Log me in is fantastic and just make sure you click on the free version after your 14 days- you have to look for it as it is in small print near the bottom and you almost think you need to input credit card information if you do not look hard enough for the small listing that says continue with free service.


I used logmein successfully last year to my work computer in the US for a full month when I was in Morocco last year! 

I love it and highly suggest it!


----------



## tylermore (Jun 23, 2011)

so Etisalat doesn't block it? Have you used Skype via your home computer (the one you access in the US?


----------



## mavzor (Feb 17, 2011)

Consider teamviewer as a competitor.


----------



## thecork (Apr 20, 2009)

tylermore said:


> so Etisalat doesn't block it? Have you used Skype via your home computer (the one you access in the US?


Nope, not blocked...yes you could use Skype like this, but of course there are other easier ways to do that but are not allowed to be mentioned. Team viewer is also a great product, but having used both logmein is bar far the better product IMO.


----------



## tylermore (Jun 23, 2011)

I want to access both Netflix and Skype. Sounds good, and thanks all.


----------



## mavzor (Feb 17, 2011)

Sounds like you're after a VPN or proxy service.


----------



## thecork (Apr 20, 2009)

mavzor said:


> Sounds like you're after a VPN or proxy service.


That's what I was getting at but discussion of such things is not allowed on here...

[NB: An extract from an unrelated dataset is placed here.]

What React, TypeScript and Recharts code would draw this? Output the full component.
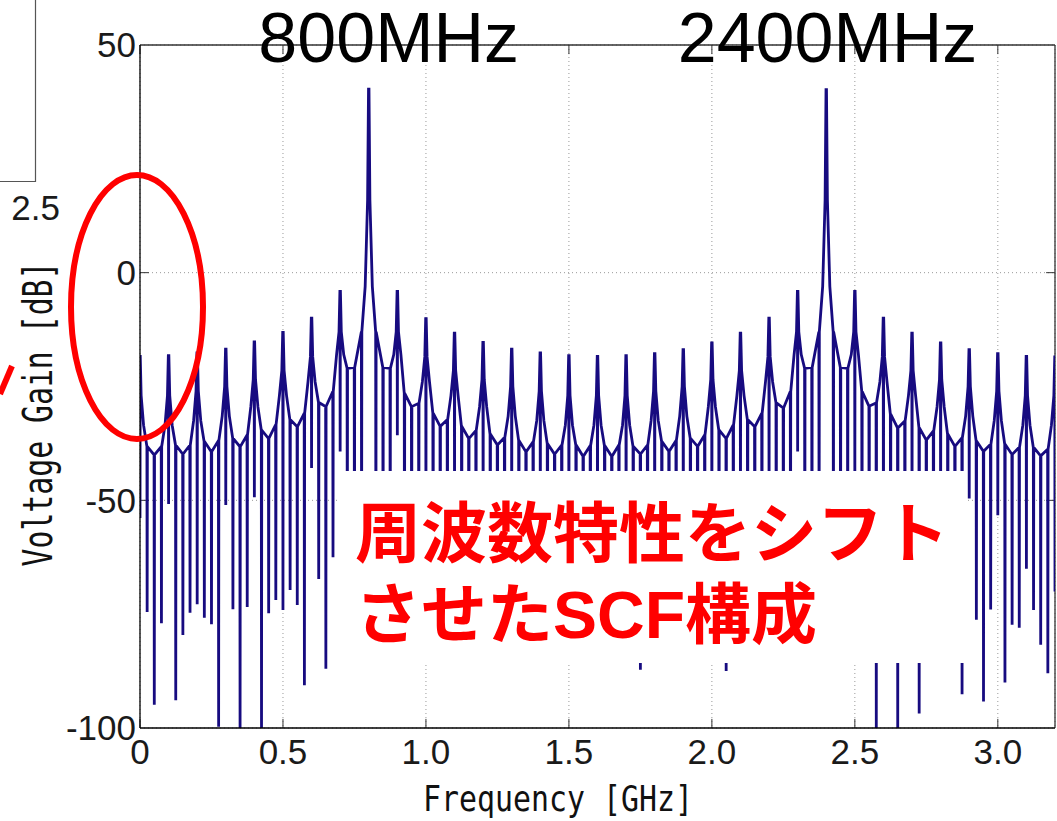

Skype will work using logmein but you won't be able to use netflix, audio & video don't work over remote connections, especially not over the internet. For that you will need as mentioned above.


----------



## tylermore (Jun 23, 2011)

thecork said:


> That's what I was getting at but discussion of such things is not allowed on here...
> 
> Skype will work using logmein but you won't be able to use netflix, audio & video don't work over remote connections, especially not over the internet. For that you will need as mentioned above.


* Thanks all, for the great info. One more question, if someone can try it out; can you log on to MSNBC's website and watch podcasts or is that blocked/unavailable? Thanks!*


----------



## Richdufai (May 25, 2011)

tylermore said:


> Thanks all, for the great info. One more question, if someone can try it out; can you log on to MSNBC's website and watch podcasts or is that blocked/unavailable? Thanks!


True Liberal  Keith O is on Current TV my friend...


----------



## tylermore (Jun 23, 2011)

*MSNBC in Abu Dhabi*



Richdufai said:


> True Liberal  Keith O is on Current TV my friend...


Does the cable tv selections include MSNBC in Abu Dhabi?


----------